Лицо это было так близко, словно хотело не разглядеть Баха, а уловить его дыхание или почувствовать запах. Неподвижное, освещенное с одной стороны дрожащим светом керосиновой лампы, а с другой погруженное в полутьму, оно смотрело пристально и строго. Черты его были совершенны. Не лицо – лик, тонкий и нежный, какой можно увидеть лишь на иконе. И сияли на этом лице не глаза – очи: темные, блестящие, в обводке длинных ресниц. И алели на этом лице не губы – уста. И не щеки розовели нежно – ланиты. Дева была юна, об этом говорили и гладкость кожи, и мягкость черт; взгляд же был столь взросл и печален, что мог принадлежать старику. Обездвиженный этим взглядом, Бах затаил дыхание, не смея отвести глаз.
– Это, что ли, ваш домовой? – спросила дева хрипло.
Движение губ исказило ее лицо до неузнаваемости: тонкая кожа заморщинилась густо – на щеках, вокруг рта, на переносице, – словно треснул на Волге лед и река из гладкого зеркала враз превратилась в кучу вздыбленных льдин. Дева подняла ко рту руку и задумчиво потерла пальцами приоткрытые губы. Грязные пальцы с квадратными ногтями так отвратительно смотрелись на нежном лице и пухлых губах, что Баха передернуло. Он опустил взгляд и с удивлением обнаружил, что носит дева синюю косоворотку с натянутой поверх вязаной душегрейкой и суконные штаны, заправленные в валенки. Тело – словно скручено лихой пляской: правое плечо смотрело вниз и немного назад, а левое – вверх и вперед. Руки длинные, с массивными шишковатыми суставами, а ноги коротковатые, слегка согнутые в коленях, вот-вот пойдут вприсядку. Да вовсе и не дева то была – мужичонка, маленький ростом и широкий в кости, изувеченный какой-то болезнью, по нелепой прихоти судьбы наделенный прекрасным девичьим лицом.
– Сказками про домовых старух столетних кормите! А то заладили: домовой коз выдаивает, домовой кур ворует… – Человек усмехнулся едко и пошел к столу, где были разложены бумаги и стояла керосиновая лампа.

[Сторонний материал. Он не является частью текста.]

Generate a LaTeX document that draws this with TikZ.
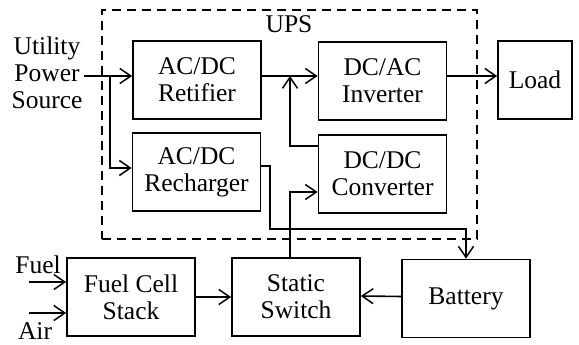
\documentclass[tikz,border=0pt]{standalone}
\usepackage{fontspec}
\setmainfont{Liberation Serif}
\usetikzlibrary{arrows.meta, positioning, calc}

\begin{document}
\begin{tikzpicture}[
    x=1pt, y=-1pt,
    font=\fontsize{25.5}{27}\selectfont,
    block/.style={
        draw=black,
        rectangle,
        minimum width=128pt,
        minimum height=78pt,
        align=center,
        inner sep=0pt,
        line width=1.7pt
    },
    upsbox/.style={
        draw=black,
        rectangle,
        minimum width=375pt,
        minimum height=229pt,
        line width=1.7pt,
        dash pattern=on 9pt off 6pt
    },
    arrow/.style={
        -{Straight Barb[length=11pt,width=15pt,line width=1.5pt]},
        line width=1.6pt,
        draw=black
    },
    label/.style={
        align=center,
        inner sep=1pt
    }
]

\useasboundingbox (0,0) rectangle (579,345);

% ============================================================
% UPS frame and its blocks
% ============================================================

\node[upsbox] (ups) at (289.5,124.5) {};
\node[label] (upsname) at (289,24) {UPS};

\node[block] (retifier)  at (197,80)    {AC/DC\\Retifier};
\node[block] (inverter)  at (382.5,81)  {DC/AC\\Inverter};
\node[block] (recharger) at (196.5,172) {AC/DC\\Recharger};
\node[block] (converter) at (382.5,174) {DC/DC\\Converter};

% ============================================================
% Outside blocks
% ============================================================

\node[block, minimum width=74pt] (load) at (535,80) {Load};
\node[block] (stack)   at (131,297)   {Fuel Cell\\Stack};
\node[block] (switch)  at (296,297)   {Static\\Switch};
\node[block] (battery) at (466,298.5) {Battery};

\node[label] (src)  at (47,73)  {Utility\\Power\\Source};
\node[label] (fuel) at (38,265) {Fuel};
\node[label] (air)  at (35,331) {Air};

\coordinate (fuelin) at (29,282);
\coordinate (airin)  at (29,313);
\coordinate (split)  at (110,76);
\coordinate (join)   at (290,76);
\coordinate (bend)   at (270,229);

% ============================================================
% Connectors
% ============================================================

\draw[arrow] ([yshift=-3pt]src.east) -- ([yshift=4pt]retifier.west);
\draw[arrow] (split) |- ([yshift=4pt]recharger.west);
\draw[arrow] ([yshift=4pt]retifier.east) -- ([yshift=5pt]inverter.west);
\draw[arrow] ([yshift=28pt]converter.west) -| (join);
\draw[arrow] ([yshift=5pt]inverter.east) -- ([yshift=4pt]load.west);

\draw[arrow] ([yshift=6pt]recharger.east) -| (bend) -| (battery.north);
\draw[arrow] ([xshift=-6pt]switch.north) |- ([yshift=-18pt]converter.west);

\draw[arrow] (fuelin) -- ([yshift=15pt]stack.west);
\draw[arrow] (airin)  -- ([yshift=-16pt]stack.west);
\draw[arrow] (stack.east) -- (switch.west);
\draw[arrow] ([yshift=2pt]battery.west) -- ([yshift=1pt]switch.east);

\end{tikzpicture}
\end{document}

Пружинистая походка его напоминала танец – в движение приходили все мышцы тела, от мускулистой шеи и крепких плеч до слегка косолапых ступней, будто и не тело шагало по полу, а перекатывался упругий клубок мышц, костей и волос; на спине, сбоку от хребта, колыхалась крутая выпуклость – горб. Длинная тень горбуна заплясала на беленой стене, уперлась затылком в потолок.
– У нас в колхозе если кто и ворует, то человек! Мелкий и грязный – и телом, и духом. Как этот! – Он презрительно кивнул на Баха, словно был тот валявшимся на обочине ненужным предметом – битым горшком или обрывком полуистлевшей веревки. – Понял, Бёлль?
Горбун говорил на удивительно чистом высоком немецком, с такими холодными и ровными интонациями, каких Бах не слышал даже в речи городских немцев.
Не поворачивая головы, Бах осторожно скосил глаза на Бёлля. Тот был, как всегда, мрачен. Клочковатые усы, и раньше напоминавшие комья мокрого сена, теперь поникли окончательно, завесили щелку рта, глаза и вовсе пропали под разросшимися бровями, один нос увесистым клювом торчал на плоском и унылом лице.